-- START Data block --

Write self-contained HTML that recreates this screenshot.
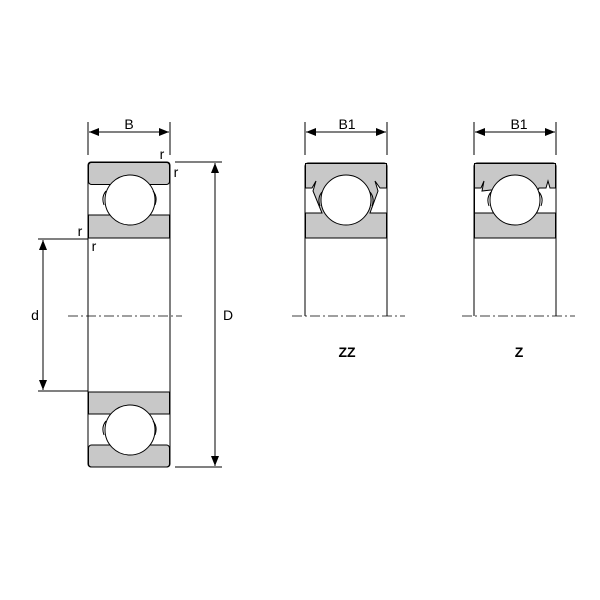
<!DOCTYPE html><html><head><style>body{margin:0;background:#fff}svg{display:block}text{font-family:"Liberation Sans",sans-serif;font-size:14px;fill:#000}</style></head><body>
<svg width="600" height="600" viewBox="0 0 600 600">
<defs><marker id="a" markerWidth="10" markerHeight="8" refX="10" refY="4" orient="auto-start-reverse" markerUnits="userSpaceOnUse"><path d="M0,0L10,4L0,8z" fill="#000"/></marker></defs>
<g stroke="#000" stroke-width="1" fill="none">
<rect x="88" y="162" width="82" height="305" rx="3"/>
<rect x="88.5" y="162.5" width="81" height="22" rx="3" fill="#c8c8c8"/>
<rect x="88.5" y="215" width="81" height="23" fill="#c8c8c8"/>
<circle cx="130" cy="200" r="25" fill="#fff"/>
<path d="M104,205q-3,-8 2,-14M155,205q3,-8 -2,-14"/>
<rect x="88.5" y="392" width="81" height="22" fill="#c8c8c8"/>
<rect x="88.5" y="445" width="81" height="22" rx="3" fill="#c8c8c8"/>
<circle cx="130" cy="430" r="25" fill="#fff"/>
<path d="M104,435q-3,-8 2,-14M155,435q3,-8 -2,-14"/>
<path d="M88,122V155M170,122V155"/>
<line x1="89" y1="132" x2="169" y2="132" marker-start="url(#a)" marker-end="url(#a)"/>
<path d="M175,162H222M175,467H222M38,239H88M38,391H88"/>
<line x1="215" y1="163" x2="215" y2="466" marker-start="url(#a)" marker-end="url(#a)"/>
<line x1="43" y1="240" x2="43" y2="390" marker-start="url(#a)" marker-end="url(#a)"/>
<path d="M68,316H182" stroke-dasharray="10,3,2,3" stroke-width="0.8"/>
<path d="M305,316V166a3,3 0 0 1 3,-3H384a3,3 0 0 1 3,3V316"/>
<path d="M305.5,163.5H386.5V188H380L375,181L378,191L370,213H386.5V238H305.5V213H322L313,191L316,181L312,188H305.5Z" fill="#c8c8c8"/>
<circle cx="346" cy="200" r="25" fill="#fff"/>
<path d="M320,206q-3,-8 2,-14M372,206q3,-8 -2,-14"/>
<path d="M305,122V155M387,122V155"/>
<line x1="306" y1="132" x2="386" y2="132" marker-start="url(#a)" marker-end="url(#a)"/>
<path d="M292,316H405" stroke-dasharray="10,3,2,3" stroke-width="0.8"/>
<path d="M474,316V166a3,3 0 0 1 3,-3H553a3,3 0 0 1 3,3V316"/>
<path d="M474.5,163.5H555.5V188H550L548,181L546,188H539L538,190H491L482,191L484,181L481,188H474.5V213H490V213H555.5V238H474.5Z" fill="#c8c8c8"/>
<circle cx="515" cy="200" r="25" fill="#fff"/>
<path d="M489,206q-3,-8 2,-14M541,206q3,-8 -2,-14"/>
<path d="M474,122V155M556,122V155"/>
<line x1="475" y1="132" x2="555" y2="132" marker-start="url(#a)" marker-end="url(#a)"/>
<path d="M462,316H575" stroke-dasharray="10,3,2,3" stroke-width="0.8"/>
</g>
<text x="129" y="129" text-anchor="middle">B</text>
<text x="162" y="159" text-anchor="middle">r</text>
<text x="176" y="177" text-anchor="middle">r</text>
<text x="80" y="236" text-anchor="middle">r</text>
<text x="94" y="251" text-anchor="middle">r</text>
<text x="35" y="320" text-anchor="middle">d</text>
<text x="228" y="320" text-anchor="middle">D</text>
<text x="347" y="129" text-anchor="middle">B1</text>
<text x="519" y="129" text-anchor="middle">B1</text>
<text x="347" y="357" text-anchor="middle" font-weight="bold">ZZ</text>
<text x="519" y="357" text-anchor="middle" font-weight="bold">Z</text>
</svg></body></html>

-- END Data block --

- [Problem details]: Write out the material above once more, exactly as it reads, with no pictures.

- [Task answer]:
Write self-contained HTML that recreates this screenshot.
<!DOCTYPE html><html><head><style>body{margin:0;background:#fff}svg{display:block}text{font-family:"Liberation Sans",sans-serif;font-size:14px;fill:#000}</style></head><body>
<svg width="600" height="600" viewBox="0 0 600 600">
<defs><marker id="a" markerWidth="10" markerHeight="8" refX="10" refY="4" orient="auto-start-reverse" markerUnits="userSpaceOnUse"><path d="M0,0L10,4L0,8z" fill="#000"/></marker></defs>
<g stroke="#000" stroke-width="1" fill="none">
<rect x="88" y="162" width="82" height="305" rx="3"/>
<rect x="88.5" y="162.5" width="81" height="22" rx="3" fill="#c8c8c8"/>
<rect x="88.5" y="215" width="81" height="23" fill="#c8c8c8"/>
<circle cx="130" cy="200" r="25" fill="#fff"/>
<path d="M104,205q-3,-8 2,-14M155,205q3,-8 -2,-14"/>
<rect x="88.5" y="392" width="81" height="22" fill="#c8c8c8"/>
<rect x="88.5" y="445" width="81" height="22" rx="3" fill="#c8c8c8"/>
<circle cx="130" cy="430" r="25" fill="#fff"/>
<path d="M104,435q-3,-8 2,-14M155,435q3,-8 -2,-14"/>
<path d="M88,122V155M170,122V155"/>
<line x1="89" y1="132" x2="169" y2="132" marker-start="url(#a)" marker-end="url(#a)"/>
<path d="M175,162H222M175,467H222M38,239H88M38,391H88"/>
<line x1="215" y1="163" x2="215" y2="466" marker-start="url(#a)" marker-end="url(#a)"/>
<line x1="43" y1="240" x2="43" y2="390" marker-start="url(#a)" marker-end="url(#a)"/>
<path d="M68,316H182" stroke-dasharray="10,3,2,3" stroke-width="0.8"/>
<path d="M305,316V166a3,3 0 0 1 3,-3H384a3,3 0 0 1 3,3V316"/>
<path d="M305.5,163.5H386.5V188H380L375,181L378,191L370,213H386.5V238H305.5V213H322L313,191L316,181L312,188H305.5Z" fill="#c8c8c8"/>
<circle cx="346" cy="200" r="25" fill="#fff"/>
<path d="M320,206q-3,-8 2,-14M372,206q3,-8 -2,-14"/>
<path d="M305,122V155M387,122V155"/>
<line x1="306" y1="132" x2="386" y2="132" marker-start="url(#a)" marker-end="url(#a)"/>
<path d="M292,316H405" stroke-dasharray="10,3,2,3" stroke-width="0.8"/>
<path d="M474,316V166a3,3 0 0 1 3,-3H553a3,3 0 0 1 3,3V316"/>
<path d="M474.5,163.5H555.5V188H550L548,181L546,188H539L538,190H491L482,191L484,181L481,188H474.5V213H490V213H555.5V238H474.5Z" fill="#c8c8c8"/>
<circle cx="515" cy="200" r="25" fill="#fff"/>
<path d="M489,206q-3,-8 2,-14M541,206q3,-8 -2,-14"/>
<path d="M474,122V155M556,122V155"/>
<line x1="475" y1="132" x2="555" y2="132" marker-start="url(#a)" marker-end="url(#a)"/>
<path d="M462,316H575" stroke-dasharray="10,3,2,3" stroke-width="0.8"/>
</g>
<text x="129" y="129" text-anchor="middle">B</text>
<text x="162" y="159" text-anchor="middle">r</text>
<text x="176" y="177" text-anchor="middle">r</text>
<text x="80" y="236" text-anchor="middle">r</text>
<text x="94" y="251" text-anchor="middle">r</text>
<text x="35" y="320" text-anchor="middle">d</text>
<text x="228" y="320" text-anchor="middle">D</text>
<text x="347" y="129" text-anchor="middle">B1</text>
<text x="519" y="129" text-anchor="middle">B1</text>
<text x="347" y="357" text-anchor="middle" font-weight="bold">ZZ</text>
<text x="519" y="357" text-anchor="middle" font-weight="bold">Z</text>
</svg></body></html>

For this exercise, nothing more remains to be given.